County approves subdivision changes considered more developer-friendly
By Joe Naiman
An amendment to the County of San Diego’s Subdivision Ordinance that coordinates building permits with road construction is now in effect.
The amendments, approved by county supervisors, include requiring subdividers to develop a construction phasing plan that would be linked to rough grade approval and building permit issuance. That would allow developers to structure their developments through phasing, which would enable lot sales to pay for subsequent phases.
“What we’re trying to do is make sure that the roads are built at the time of the impact,” said Derek Gade, the county’s Land Use and Environmental Group project manager who oversees private development for the county Department of Public Works. “The roads are in place as homeowners are starting to take ownership of the lots.”
For smaller projects not requiring a construction phasing plan, off-site improvements generally will be completed before 75 percent of the rough grade releases or building permits are issued, a threshold intended to ensure that a subdivision is not significantly populated before off-site improvements are completed. The director of DPW has the authority to make exceptions if the improvements are needed earlier either for public safety or to meet environmental regulations.

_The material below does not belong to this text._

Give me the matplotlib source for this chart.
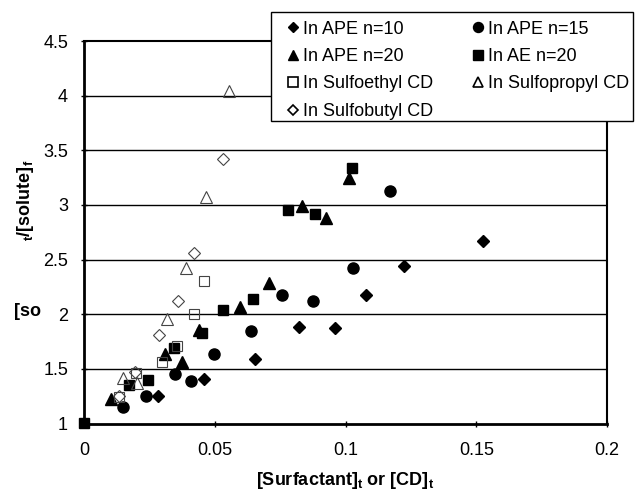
import matplotlib
matplotlib.use("Agg")
import matplotlib.pyplot as plt
from matplotlib.lines import Line2D
from matplotlib.patches import Rectangle

plt.rcParams['font.family'] = ['Liberation Sans', 'DejaVu Sans']
plt.rcParams['mathtext.fontset'] = 'custom'
plt.rcParams['mathtext.rm'] = 'Liberation Sans'
plt.rcParams['mathtext.bf'] = 'Liberation Sans:bold'

# ---- data ----
ape10_x = [0.0284, 0.0459, 0.0655, 0.0823, 0.0960, 0.1077, 0.1225, 0.1527]
ape10_y = [1.25, 1.41, 1.59, 1.88, 1.87, 2.18, 2.44, 2.67]

ape15_x = [0.0150, 0.0237, 0.0349, 0.0408, 0.0497, 0.0639, 0.0756, 0.0875, 0.1030, 0.1170]
ape15_y = [1.15, 1.25, 1.45, 1.39, 1.64, 1.85, 2.18, 2.12, 2.42, 3.13]

ape20_x = [0.0102, 0.0310, 0.0376, 0.0440, 0.0597, 0.0707, 0.0834, 0.0924, 0.1015]
ape20_y = [1.22, 1.64, 1.56, 1.86, 2.07, 2.29, 2.99, 2.88, 3.25]

ae20_x = [0.0, 0.0173, 0.0244, 0.0345, 0.0450, 0.0532, 0.0647, 0.0780, 0.0883, 0.1026]
ae20_y = [1.0, 1.35, 1.40, 1.69, 1.83, 2.04, 2.14, 2.95, 2.92, 3.34]

se_x = [0.0135, 0.0199, 0.0297, 0.0354, 0.0420, 0.0459]
se_y = [1.245, 1.465, 1.56, 1.71, 2.00, 2.30]

sp_x = [0.0148, 0.0204, 0.0316, 0.0391, 0.0465, 0.0554]
sp_y = [1.42, 1.37, 1.96, 2.42, 3.075, 4.04]

sb_x = [0.0135, 0.0195, 0.0288, 0.0361, 0.0422, 0.0530]
sb_y = [1.25, 1.47, 1.81, 2.12, 2.56, 3.42]

labels = ['In APE n=10', 'In APE n=15', 'In APE n=20', 'In AE n=20',
          'In Sulfoethyl CD', 'In Sulfopropyl CD', 'In Sulfobutyl CD']

x_ticks = [0, 0.05, 0.1, 0.15, 0.2]
x_ticklabels = ['0', '0.05', '0.1', '0.15', '0.2']
y_ticks = [1, 1.5, 2, 2.5, 3, 3.5, 4, 4.5]
y_ticklabels = ['1', '1.5', '2', '2.5', '3', '3.5', '4', '4.5']

# ---- figure ----
W, H = 640, 493
fig = plt.figure(figsize=(6.4, 4.93), dpi=100)
ax = fig.add_axes([84/W, 1-423.5/H, (607-84)/W, (423.5-41)/H])

ax.set_xlim(0, 0.2)
ax.set_ylim(1, 4.5)

for yv in y_ticks[1:-1]:
    ax.axhline(yv, color='black', lw=1.0, zorder=1)

styles = [
    (ape10_x, ape10_y, dict(marker='D', ms=6.0, mfc='black', mec='black')),
    (ape15_x, ape15_y, dict(marker='o', ms=8.0, mfc='black', mec='black')),
    (ape20_x, ape20_y, dict(marker='^', ms=8.5, mfc='black', mec='black')),
    (ae20_x, ae20_y, dict(marker='s', ms=7.5, mfc='black', mec='black')),
    (se_x, se_y, dict(marker='s', ms=7.5, mfc='none', mec='#444444', mew=0.8)),
    (sp_x, sp_y, dict(marker='^', ms=8.5, mfc='none', mec='#444444', mew=0.8)),
    (sb_x, sb_y, dict(marker='D', ms=6.0, mfc='none', mec='#444444', mew=0.8)),
]
for (xs, ys, st), lab in zip(styles, labels):
    ax.plot(xs, ys, ls='none', zorder=3, clip_on=False, **st)

# legend box
box = Rectangle((271/W, 1-121/H), (633-271)/W, (121-12)/H,
                transform=fig.transFigure, facecolor='white',
                edgecolor='black', lw=1.0, clip_on=False, zorder=9)
ax.add_patch(box)

# legend handles (row-wise order -> column-major fill)
order = [0, 2, 4, 6, 1, 3, 5]
leg_handles = []
for i in order:
    st = dict(styles[i][2])
    st['mec'] = 'black'
    st['mew'] = 1.2 if st['mfc'] == 'none' else 1.0
    st['ms'] = st['ms'] * 0.9
    leg_handles.append(Line2D([], [], ls='none', **st))
leg = ax.legend(leg_handles, [labels[i] for i in order], ncol=2,
                loc='upper left', bbox_to_anchor=(287.5/W, 1-20.5/H),
                bbox_transform=fig.transFigure, fontsize=13, frameon=False,
                handlelength=0.6, handletextpad=0.25, labelspacing=0.58,
                columnspacing=2.2, borderpad=0, borderaxespad=0)
leg.set_zorder(10)

ax.set_xticks(x_ticks)
ax.set_xticklabels(x_ticklabels)
ax.set_yticks(y_ticks)
ax.set_yticklabels(y_ticklabels)
ax.tick_params(axis='both', direction='inout', length=5, width=1,
               labelsize=13, colors='black')
ax.tick_params(axis='y', pad=9)
ax.tick_params(axis='x', pad=11)

for side in ['left', 'bottom']:
    ax.spines[side].set_linewidth(2.0)
for side in ['top', 'right']:
    ax.spines[side].set_linewidth(1.5)

ax.set_xlabel(r'[Surfactant]$_\mathbf{t}$ or [CD]$_\mathbf{t}$',
              fontsize=13, fontweight='bold', labelpad=8)

fig.text(25/W, 1-200/H, r'$_\mathbf{t}$/[solute]$_\mathbf{f}$',
         rotation=90, fontsize=13, fontweight='bold', ha='center', va='center')
fig.text(14/W, 1-311/H, '[so', fontsize=13, fontweight='bold',
         ha='left', va='center')

fig.savefig('out.png', dpi=100)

The changes also include a right of entry or temporary easement that allows the county access during the construction and a one-year warranty period. According to the county, that will preserve the county’s right to complete required improvements that will be made on or accessed from private property.
The county often conditions the approval of major subdivisions on the completion of road and other infrastructure improvements needed to serve the development. A final map creates legal lots that still require grading and building permits but which allow the lots to be sold to individual customers. Under state law and county code, developers can defer the completion of those required improvements until after the final map is approved if they enter into a secured agreement to guarantee completion of the improvements.

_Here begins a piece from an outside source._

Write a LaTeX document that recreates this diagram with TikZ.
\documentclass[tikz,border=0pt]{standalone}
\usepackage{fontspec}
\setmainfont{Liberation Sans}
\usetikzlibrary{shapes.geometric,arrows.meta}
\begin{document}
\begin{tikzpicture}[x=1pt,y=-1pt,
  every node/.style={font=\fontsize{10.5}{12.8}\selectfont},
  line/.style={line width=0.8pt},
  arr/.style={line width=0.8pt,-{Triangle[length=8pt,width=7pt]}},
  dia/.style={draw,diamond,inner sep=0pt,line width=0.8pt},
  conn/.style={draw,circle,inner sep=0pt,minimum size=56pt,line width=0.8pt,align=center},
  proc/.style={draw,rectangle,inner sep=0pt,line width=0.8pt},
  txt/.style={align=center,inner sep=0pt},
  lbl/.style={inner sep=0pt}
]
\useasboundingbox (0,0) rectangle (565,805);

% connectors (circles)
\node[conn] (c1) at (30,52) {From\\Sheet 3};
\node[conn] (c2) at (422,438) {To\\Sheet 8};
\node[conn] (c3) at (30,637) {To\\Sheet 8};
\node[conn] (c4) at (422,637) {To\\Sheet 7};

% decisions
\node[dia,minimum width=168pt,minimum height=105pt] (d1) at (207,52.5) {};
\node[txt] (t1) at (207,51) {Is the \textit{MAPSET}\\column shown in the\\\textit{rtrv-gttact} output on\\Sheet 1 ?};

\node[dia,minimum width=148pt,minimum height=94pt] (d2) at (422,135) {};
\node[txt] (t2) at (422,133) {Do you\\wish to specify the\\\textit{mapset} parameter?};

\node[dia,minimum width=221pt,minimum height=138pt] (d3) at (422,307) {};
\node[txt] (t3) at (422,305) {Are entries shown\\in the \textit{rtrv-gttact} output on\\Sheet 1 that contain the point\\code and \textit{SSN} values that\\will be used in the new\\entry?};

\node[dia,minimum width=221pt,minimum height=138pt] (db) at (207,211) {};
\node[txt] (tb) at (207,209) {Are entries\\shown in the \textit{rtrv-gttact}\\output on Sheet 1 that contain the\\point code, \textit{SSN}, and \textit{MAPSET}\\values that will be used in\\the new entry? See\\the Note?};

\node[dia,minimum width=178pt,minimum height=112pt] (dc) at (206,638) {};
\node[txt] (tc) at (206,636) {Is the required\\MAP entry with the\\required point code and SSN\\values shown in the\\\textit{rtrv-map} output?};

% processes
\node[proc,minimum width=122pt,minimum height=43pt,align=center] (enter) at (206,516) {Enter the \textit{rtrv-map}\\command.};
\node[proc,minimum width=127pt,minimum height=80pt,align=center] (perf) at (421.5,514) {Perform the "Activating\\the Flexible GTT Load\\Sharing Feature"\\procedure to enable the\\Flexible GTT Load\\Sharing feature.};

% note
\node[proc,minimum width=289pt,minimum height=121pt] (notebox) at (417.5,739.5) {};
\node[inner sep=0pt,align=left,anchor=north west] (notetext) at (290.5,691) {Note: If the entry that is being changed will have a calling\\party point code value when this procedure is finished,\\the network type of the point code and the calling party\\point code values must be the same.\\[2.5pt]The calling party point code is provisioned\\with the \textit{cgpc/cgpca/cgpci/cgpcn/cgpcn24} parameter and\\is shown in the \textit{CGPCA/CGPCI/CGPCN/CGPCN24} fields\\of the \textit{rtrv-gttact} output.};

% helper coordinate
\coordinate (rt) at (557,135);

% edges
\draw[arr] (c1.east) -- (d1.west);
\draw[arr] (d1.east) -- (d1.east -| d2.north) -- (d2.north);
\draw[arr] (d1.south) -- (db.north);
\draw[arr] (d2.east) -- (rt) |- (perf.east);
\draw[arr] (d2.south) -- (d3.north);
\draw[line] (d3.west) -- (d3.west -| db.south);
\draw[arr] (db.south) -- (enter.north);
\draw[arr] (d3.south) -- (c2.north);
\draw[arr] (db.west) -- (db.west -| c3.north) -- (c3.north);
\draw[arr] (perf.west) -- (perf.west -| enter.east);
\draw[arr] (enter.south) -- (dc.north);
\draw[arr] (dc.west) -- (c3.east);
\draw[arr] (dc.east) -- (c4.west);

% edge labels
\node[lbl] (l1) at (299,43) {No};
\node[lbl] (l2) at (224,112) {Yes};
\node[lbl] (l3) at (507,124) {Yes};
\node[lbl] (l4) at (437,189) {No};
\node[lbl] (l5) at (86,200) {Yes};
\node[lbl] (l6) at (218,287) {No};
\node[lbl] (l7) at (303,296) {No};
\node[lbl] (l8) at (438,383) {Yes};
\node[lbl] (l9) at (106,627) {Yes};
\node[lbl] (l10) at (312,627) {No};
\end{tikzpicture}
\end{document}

“We want to make sure that we’re looking at the status of the construction of the roads,” Gade said.
The construction phasing plan will also allow a building permit application to be pursued if all on-site and off-site improvements other than the driveway, sidewalk and final pavement cap are completed unless deferral would not be sensible under the circumstances. The intent is to minimize potential damage to the pavement cap, driveway, and sidewalk during the construction of the lots. Completion of those improvements along the property frontage will still be required for a final grade release on a lot being considered for final occupancy.
“I would say they’re done in tandem,” Gade said of roads and houses.

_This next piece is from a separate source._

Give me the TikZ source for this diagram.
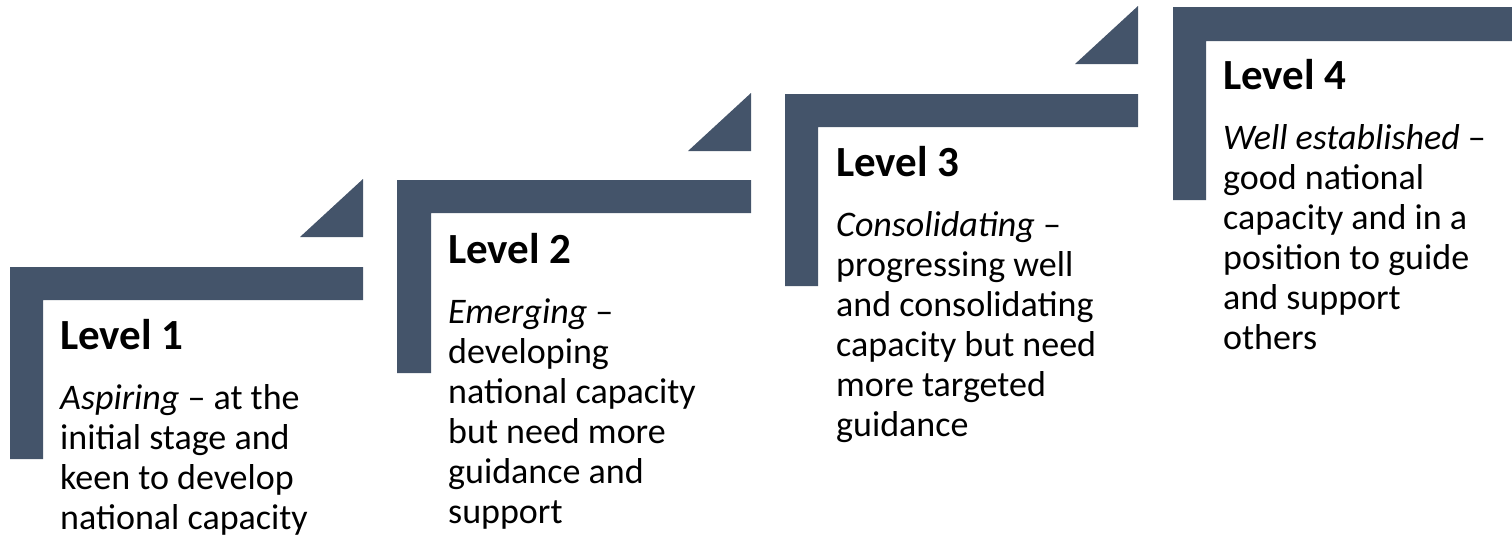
\documentclass[tikz,border=0pt]{standalone}
\usepackage{fontspec}
\setmainfont{Carlito}
\definecolor{slate}{HTML}{44546A}
\begin{document}
\begin{tikzpicture}[x=1pt,y=-1pt,
  stepfill/.style={fill=slate,draw=none},
  head/.style={anchor=base west, inner sep=0pt, font=\fontsize{43}{52}\selectfont\bfseries},
  body/.style={anchor=base west, inner sep=0pt, font=\fontsize{36}{40}\selectfont}]
\useasboundingbox (0,0) rectangle (1512,536);
% Step 1
\fill[stepfill] (10,267)--(363,267)--(363,300)--(43,300)--(43,459)--(10,459)--cycle;
\fill[stepfill] (300,237)--(363,237)--(363,179)--cycle;
\node[head] (h1) at (60,349) {Level 1};
\node[body] (b1) at (60,409) {\begin{tabular}[t]{@{}l@{}}\textit{Aspiring} – at the\\initial stage and\\keen to develop\\national capacity\end{tabular}};
% Step 2
\fill[stepfill] (397,180)--(751,180)--(751,213)--(431,213)--(431,373)--(397,373)--cycle;
\fill[stepfill] (688,151)--(751,151)--(751,93)--cycle;
\node[head] (h2) at (448,263) {Level 2};
\node[body] (b2) at (448,323) {\begin{tabular}[t]{@{}l@{}}\textit{Emerging} –\\developing\\national capacity\\but need more\\guidance and\\support\end{tabular}};
% Step 3
\fill[stepfill] (785,94)--(1138,94)--(1138,127)--(818,127)--(818,286)--(785,286)--cycle;
\fill[stepfill] (1075,64)--(1138,64)--(1138,6)--cycle;
\node[head] (h3) at (836,176) {Level 3};
\node[body] (b3) at (836,236) {\begin{tabular}[t]{@{}l@{}}\textit{Consolidating} –\\progressing well\\and consolidating\\capacity but need\\more targeted\\guidance\end{tabular}};
% Step 4
\fill[stepfill] (1173,7)--(1512,7)--(1512,41)--(1206,41)--(1206,200)--(1173,200)--cycle;
\node[head] (h4) at (1223,89) {Level 4};
\node[body] (b4) at (1223,149) {\begin{tabular}[t]{@{}l@{}}\textit{Well established} –\\good national\\capacity and in a\\position to guide\\and support\\others\end{tabular}};
\end{tikzpicture}
\end{document}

Security bonds need to be renewed, and the changes also address a reduction in original security based on work completed. If less than half of the value of the work is completed, full security will still be required.
The percent of construction value remaining to be completed will be deducted from the original security amount when between 50 and 75 percent of the value has been completed. Twenty-five percent of the original security requirement will be necessary if between 75 and 87 percent of the value has been completed, while security worth twice the amount of the remaining improvements will be required if between 88 and 97 percent of the value is completed, and 5 percent of the original amount will be required from the completion of 98 percent of the value to the end of the warranty period.
“We want to make sure there’s enough security in place,” Gade said. “We want to make sure that the agreements and securities are in place.”
The ordinance was also changed to allow the DPW director to approve a time extension to complete improvements in the case of a change of ownership or if an adjustment to the required security needs to be made and to allow minor changes to improvement plans. Previously Board of Supervisors approval — and the associated processing cost — was needed for such changes.
“This is a real benefit to the development industry,” Gade said. “We’ve certainly had a significant outreach with industry throughout the process. We wanted to make sure they had input.”
The initial term to complete the secured agreements is usually two years after the approval of the final map. The changes give the DPW director the authority to approve an additional two years, although the Board of Supervisors would still need to approve subsequent time extensions. Board approval will also still be required if significant changes are made to construction phasing plans.
The new ordinance also eliminates the Board of Supervisors process when the only change to a security agreement is the ownership party.
“We felt like we’ve done some due diligence in working with industry,” Gade said.